Early life and education
Dyson was born on  October 23, 1958, in Detroit, Michigan, the son of Addie Mae Leonard, who was from Alabama. He was adopted by his stepfather, Everett Dyson. He attended Cranbrook School in Bloomfield Hills, Michigan, on an academic scholarship but left and completed his education at Northwestern High School. He became an ordained Baptist minister at nineteen years of age. Having worked in factories in Detroit to support his family, he entered Knoxville College as a freshman at the age of twenty-one. Dyson received his bachelor's degree, magna cum laude, from Carson–Newman College in 1985. He received a Ph.D. in religion from Princeton University in 1993 after completing a doctoral dissertation titled Uses of Heroes: Celebration and Criticism in the Interpretation of Malcolm X and Martin Luther King, Jr.

Career

Professor 
Dyson has taught at Chicago Theological Seminary, Brown University, the University of North Carolina at Chapel Hill, Columbia University, DePaul University, and the University of Pennsylvania. From 2007 to 2020, he was a Professor of Sociology at Georgetown University. In 2021, Dyson moved to Vanderbilt University where he holds the Centennial Chair and serves as University Distinguished Professor of African American and Diaspora Studies in the College of Arts and Science and University Distinguished Professor of Ethics and Society in the Divinity School.
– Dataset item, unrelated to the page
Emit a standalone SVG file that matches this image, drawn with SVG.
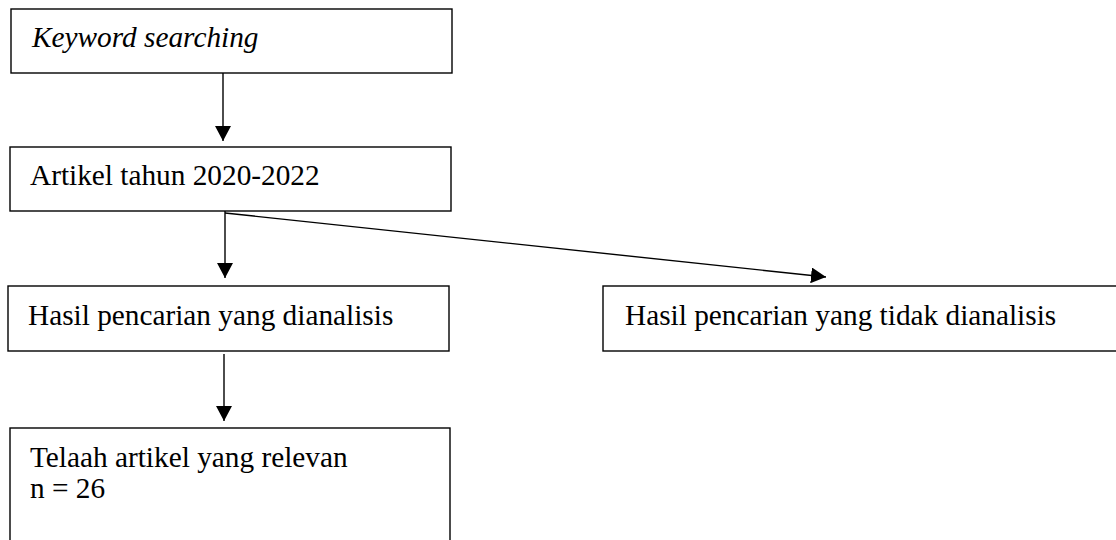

Between 2016 and 2018, he was a visiting professor at Middlebury College in Middlebury, Vermont.

Author 
His 1994 book Making Malcolm: The Myth and Meaning of Malcolm X became a New York Times notable book of the year. In his 2006 book Come Hell or High Water: Hurricane Katrina and the Color of Disaster, Dyson analyzes the political and social events in the wake of the catastrophe against the backdrop of an overall "failure in race and class relations". In 2010, Dyson edited Born to Use Mics: Reading Nas's Illmatic, with contributions based on the album’s tracks by, among others, Kevin Coval, Kyra D. Gaunt ("Professor G"), dream hampton, Marc Lamont Hill, Adam Mansbach, and Mark Anthony Neal. Dyson's own essay in this anthology, "'One Love,' Two Brothers, Three Verses", argues that the current US penal system disfavors young black males more than any other segment of the population. His last three books appeared repeatedly on the New York Times Bestseller list.

Commentator 
Dyson hosted a radio show, which aired on Radio One, from January 2006 to February 2007. He is also a commentator on National Public Radio, MSNBC and CNN, and is a regular guest on Real Time with Bill Maher. Beginning July 2011 Michael Eric Dyson became a political analyst for MSNBC. In May 2018, he participated in the Munk debate on political correctness, arguing alongside Michelle Goldberg against Stephen Fry and Jordan Peterson. In August 2018, he spoke at the funeral of Aretha Franklin.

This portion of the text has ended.